Въ Римъ сразу не въѣшься. Я это испыталъ на себѣ. И навѣрно не я одинъ. Кромѣ подготовки и настроенія, нужны еще и годы, какъ я уже замѣтилъ въ другомъ мѣстѣ. Вы можете старательно ходить и ѣздить по Риму, истрепать своего Бедекера, все знать и помнить — и все-таки не испытать тѣхъ настроеній, безъ которыхъ многое останется для васъ мертвою буквой.

Возьмите вы двухъ заѣзжихъ иностранцевъ. Оба они одинаково развиты, съ одинаковымъ культомъ красоты, съ пониманіемъ всего прошлаго Рима. Но одинъ пріѣхалъ въ него отъ себя, изъ Парижа или Берлина, Лондона или Оксфорда, Варшавы или Одессы. А другой приплылъ въ Италію прямо изъ Эллады, только что посѣтивъ развалины Акрополя и Олимпіи.

Оцѣнка будетъ не одна и та же. Припомните, когда Шатобріанъ впервые попалъ въ Римъ, въ 1801 году, онъ восторгался не одной только грандіозною поэзіей пустырей вокругъ города, но и всѣмъ, что древность и Возрожденіе оставили въ стѣнахъ его — въ памятникахъ зодчества, ваянія и живописи.

А послѣ своего путешествія въ Грецію и Палестину, написавъ знаменитый «Itinéraire» онъ находитъ античное римское искусство уже «грубымъ». Для него, вкусившаго отъ первоисточника красоты, римское зодчество было уже чѣмъ-то второсортнымъ. Вмѣсто мрамора — кирпичъ, вмѣсто воздушныхъ чистыхъ линій — римскіе своды, склепы, клоаки и акведуки, дѣловыя постройки всякаго рода или же дворцы и термы, которые и въ своей первоначальной отдѣлкѣ брали больше громадностью и роскошью, разноцвѣтнымъ мраморомъ, мозаикой, пестротой украшеній, фресокъ, бронзовыхъ карнизовъ и раззолоченыхъ колоссальныхъ статуй.

И не одинъ отецъ французской поэтической прозы XIX вѣка такъ чувствуетъ. Всякій, кто побывалъ въ Элладѣ — уноситъ оттуда особое заостренное чутье «божественной» красоты. Вы, навѣрно, встрѣчали и такихъ русскихъ.
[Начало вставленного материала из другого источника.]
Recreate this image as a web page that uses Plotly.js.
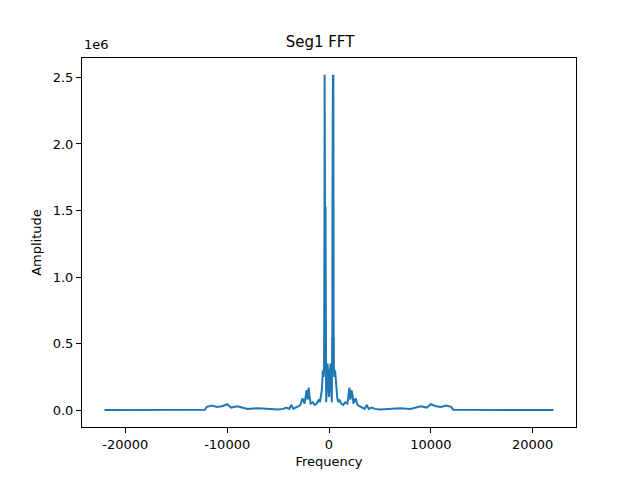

И я ихъ знаю, и не могу считать это въ нихъ претензіей.

Но кто дѣйствительно любитъ античный міръ во всѣхъ видахъ его творчества, тотъ и послѣ Акрополя и Парфенона, и олимпійскихъ или пергамскихъ раскопокъ все-таки не будетъ брезгливо отворачиваться отъ того, что есть въ Римѣ — и своего, переработаннаго, а не прямо перевезеннаго изъ Греціи хищными повелителями древняго міра, съ тѣхъ поръ, какъ они стали доступны потребностямъ изящнаго.